▶ [PROBLEM REQUIREMENTS]
Retype only what runs from the first line of the records to the line with "height = 1526;", inclusive, and no pictures.

## BEGIN MATERIAL PROVIDED

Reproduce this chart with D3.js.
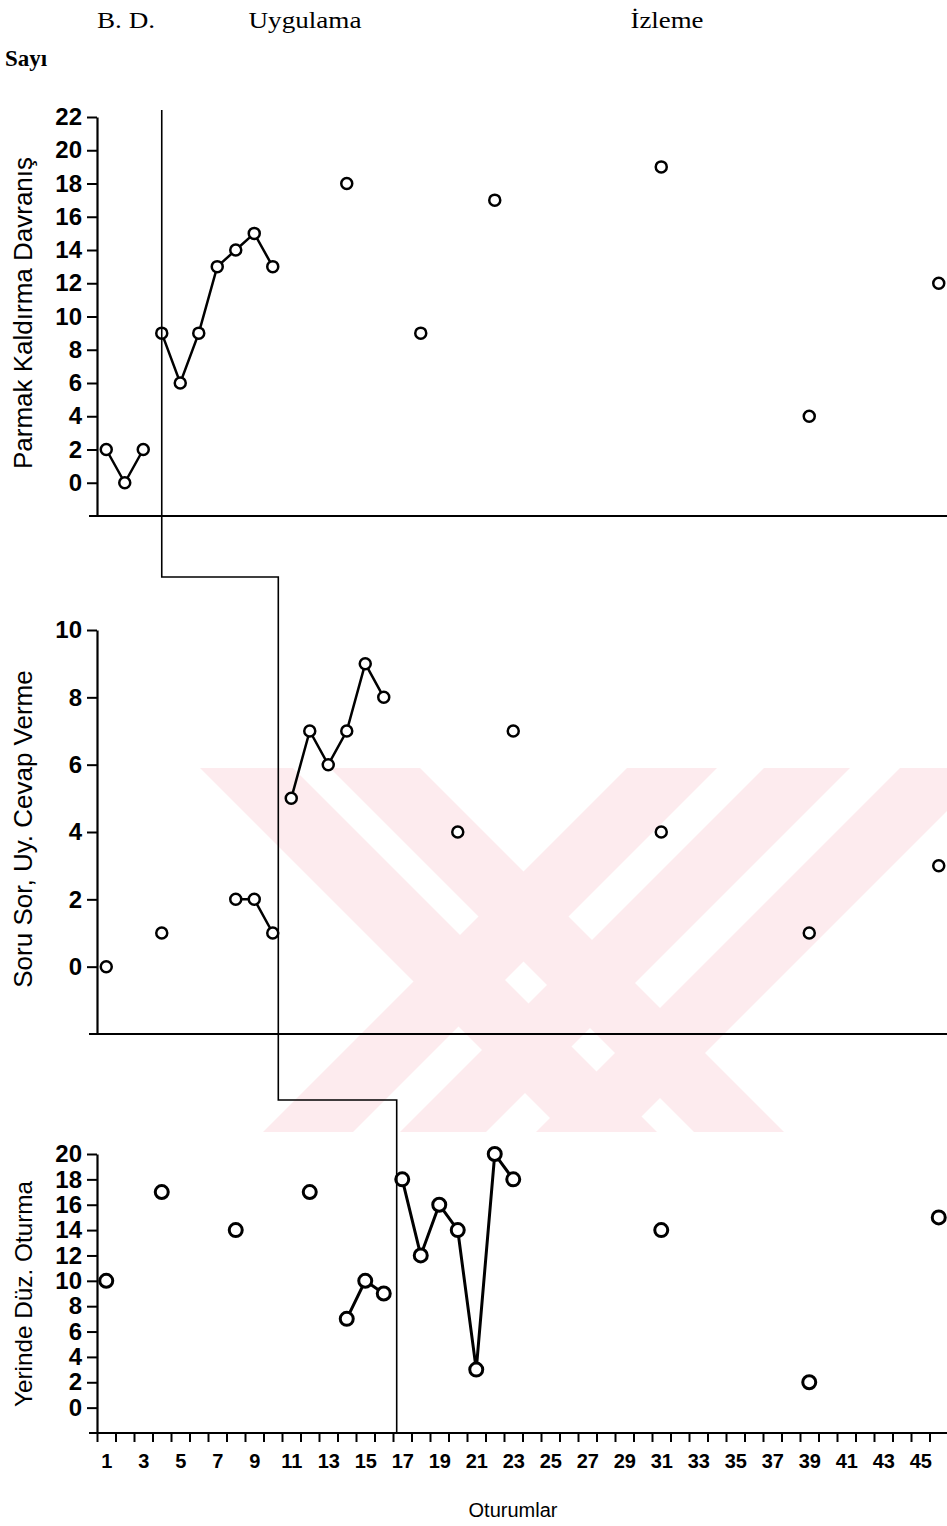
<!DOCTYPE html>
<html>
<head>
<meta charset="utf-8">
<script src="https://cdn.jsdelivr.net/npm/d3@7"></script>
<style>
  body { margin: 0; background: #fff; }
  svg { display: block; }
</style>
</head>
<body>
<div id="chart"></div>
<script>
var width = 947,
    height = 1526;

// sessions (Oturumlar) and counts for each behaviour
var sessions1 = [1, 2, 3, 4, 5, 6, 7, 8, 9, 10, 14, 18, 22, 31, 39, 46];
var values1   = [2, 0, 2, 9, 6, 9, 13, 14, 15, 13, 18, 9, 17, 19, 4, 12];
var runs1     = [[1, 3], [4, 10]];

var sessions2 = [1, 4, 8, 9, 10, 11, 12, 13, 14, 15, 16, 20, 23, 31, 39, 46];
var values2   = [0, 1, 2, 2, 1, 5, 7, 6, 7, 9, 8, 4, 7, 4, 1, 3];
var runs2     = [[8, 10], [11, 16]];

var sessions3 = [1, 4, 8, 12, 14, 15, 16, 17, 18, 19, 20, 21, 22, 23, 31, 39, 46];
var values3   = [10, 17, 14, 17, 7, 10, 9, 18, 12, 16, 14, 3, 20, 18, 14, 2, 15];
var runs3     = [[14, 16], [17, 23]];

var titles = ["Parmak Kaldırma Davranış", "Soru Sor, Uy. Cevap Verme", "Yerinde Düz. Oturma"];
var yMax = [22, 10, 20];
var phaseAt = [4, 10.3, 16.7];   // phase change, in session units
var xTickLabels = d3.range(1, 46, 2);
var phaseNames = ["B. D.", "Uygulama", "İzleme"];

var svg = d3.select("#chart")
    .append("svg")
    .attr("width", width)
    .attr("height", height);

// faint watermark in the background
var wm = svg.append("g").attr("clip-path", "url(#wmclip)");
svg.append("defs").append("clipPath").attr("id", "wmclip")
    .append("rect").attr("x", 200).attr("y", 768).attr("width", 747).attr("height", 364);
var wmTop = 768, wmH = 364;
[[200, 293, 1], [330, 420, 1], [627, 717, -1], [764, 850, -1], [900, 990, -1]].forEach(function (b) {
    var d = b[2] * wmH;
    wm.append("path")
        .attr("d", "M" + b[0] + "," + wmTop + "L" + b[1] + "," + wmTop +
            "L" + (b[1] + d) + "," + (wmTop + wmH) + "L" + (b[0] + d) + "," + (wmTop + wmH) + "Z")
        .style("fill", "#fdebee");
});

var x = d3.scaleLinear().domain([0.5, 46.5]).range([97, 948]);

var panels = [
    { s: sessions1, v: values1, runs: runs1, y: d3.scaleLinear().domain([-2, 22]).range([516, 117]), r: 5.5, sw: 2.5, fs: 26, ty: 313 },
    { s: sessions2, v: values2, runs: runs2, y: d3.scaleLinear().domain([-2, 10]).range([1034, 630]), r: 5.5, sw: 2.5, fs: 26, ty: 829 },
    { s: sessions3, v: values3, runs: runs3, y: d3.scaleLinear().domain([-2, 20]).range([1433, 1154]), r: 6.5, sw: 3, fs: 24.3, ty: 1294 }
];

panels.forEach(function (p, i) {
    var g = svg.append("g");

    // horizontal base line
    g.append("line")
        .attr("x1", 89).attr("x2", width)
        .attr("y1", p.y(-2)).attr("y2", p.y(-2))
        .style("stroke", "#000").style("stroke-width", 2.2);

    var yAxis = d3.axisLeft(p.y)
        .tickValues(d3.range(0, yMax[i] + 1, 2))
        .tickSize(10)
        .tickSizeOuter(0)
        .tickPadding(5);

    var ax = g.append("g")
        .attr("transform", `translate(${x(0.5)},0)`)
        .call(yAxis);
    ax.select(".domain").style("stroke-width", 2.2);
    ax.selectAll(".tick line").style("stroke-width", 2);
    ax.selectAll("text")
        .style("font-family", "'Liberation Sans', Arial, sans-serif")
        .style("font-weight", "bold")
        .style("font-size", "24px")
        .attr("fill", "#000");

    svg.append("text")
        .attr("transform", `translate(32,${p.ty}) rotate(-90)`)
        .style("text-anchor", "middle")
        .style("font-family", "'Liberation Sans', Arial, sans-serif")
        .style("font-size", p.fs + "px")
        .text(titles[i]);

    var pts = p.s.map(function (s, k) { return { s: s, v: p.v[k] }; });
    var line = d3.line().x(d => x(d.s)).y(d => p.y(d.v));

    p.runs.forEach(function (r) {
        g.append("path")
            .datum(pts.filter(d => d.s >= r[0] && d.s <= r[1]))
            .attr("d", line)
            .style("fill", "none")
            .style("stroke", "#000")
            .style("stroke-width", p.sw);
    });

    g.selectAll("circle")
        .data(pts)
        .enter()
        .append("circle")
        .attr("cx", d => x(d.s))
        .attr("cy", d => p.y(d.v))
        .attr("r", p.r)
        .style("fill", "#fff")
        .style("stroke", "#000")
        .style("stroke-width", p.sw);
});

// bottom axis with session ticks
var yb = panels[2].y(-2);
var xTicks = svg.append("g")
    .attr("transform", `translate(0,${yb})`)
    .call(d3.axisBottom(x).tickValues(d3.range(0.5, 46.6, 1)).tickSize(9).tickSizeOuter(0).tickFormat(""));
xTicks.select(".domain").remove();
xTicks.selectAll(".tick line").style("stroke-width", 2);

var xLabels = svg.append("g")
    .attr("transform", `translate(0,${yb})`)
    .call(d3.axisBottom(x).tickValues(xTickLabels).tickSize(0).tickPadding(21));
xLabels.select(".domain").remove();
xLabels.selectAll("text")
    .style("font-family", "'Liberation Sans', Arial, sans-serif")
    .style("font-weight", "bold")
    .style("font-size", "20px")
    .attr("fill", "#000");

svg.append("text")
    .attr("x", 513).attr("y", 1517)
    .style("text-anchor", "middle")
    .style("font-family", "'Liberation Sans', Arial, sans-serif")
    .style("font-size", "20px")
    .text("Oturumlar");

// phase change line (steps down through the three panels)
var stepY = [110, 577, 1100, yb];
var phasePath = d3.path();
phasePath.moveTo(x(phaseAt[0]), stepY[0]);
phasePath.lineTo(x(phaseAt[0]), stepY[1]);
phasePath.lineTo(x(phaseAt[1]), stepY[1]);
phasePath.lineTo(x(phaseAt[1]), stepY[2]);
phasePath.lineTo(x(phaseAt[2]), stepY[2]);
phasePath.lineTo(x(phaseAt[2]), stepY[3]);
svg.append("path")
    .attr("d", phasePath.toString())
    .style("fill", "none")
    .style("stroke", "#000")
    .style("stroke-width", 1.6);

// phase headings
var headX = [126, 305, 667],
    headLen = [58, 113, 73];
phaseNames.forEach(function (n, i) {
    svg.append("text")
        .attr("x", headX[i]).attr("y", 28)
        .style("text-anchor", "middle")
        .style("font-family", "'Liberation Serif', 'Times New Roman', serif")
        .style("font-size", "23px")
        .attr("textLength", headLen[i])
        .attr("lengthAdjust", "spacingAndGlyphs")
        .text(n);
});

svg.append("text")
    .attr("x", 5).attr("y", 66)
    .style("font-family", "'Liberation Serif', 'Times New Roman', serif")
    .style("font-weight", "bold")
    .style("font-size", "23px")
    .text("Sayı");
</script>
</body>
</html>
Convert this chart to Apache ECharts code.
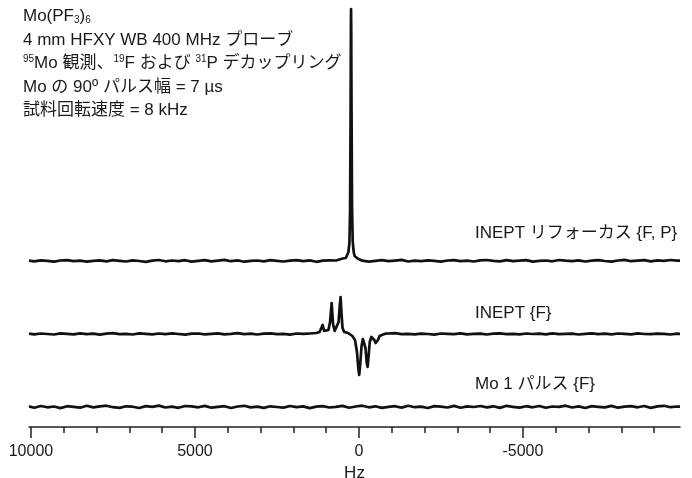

## END MATERIAL PROVIDED

▶ [COMPLETED TASK]
Reproduce this chart with D3.js.
<!DOCTYPE html>
<html>
<head>
<meta charset="utf-8">
<script src="https://cdn.jsdelivr.net/npm/d3@7"></script>
<style>
  body { margin: 0; background: #fff; }
  svg { display: block; }
</style>
</head>
<body>
<div id="chart"></div>
<script>
var width = 947,
    height = 1526;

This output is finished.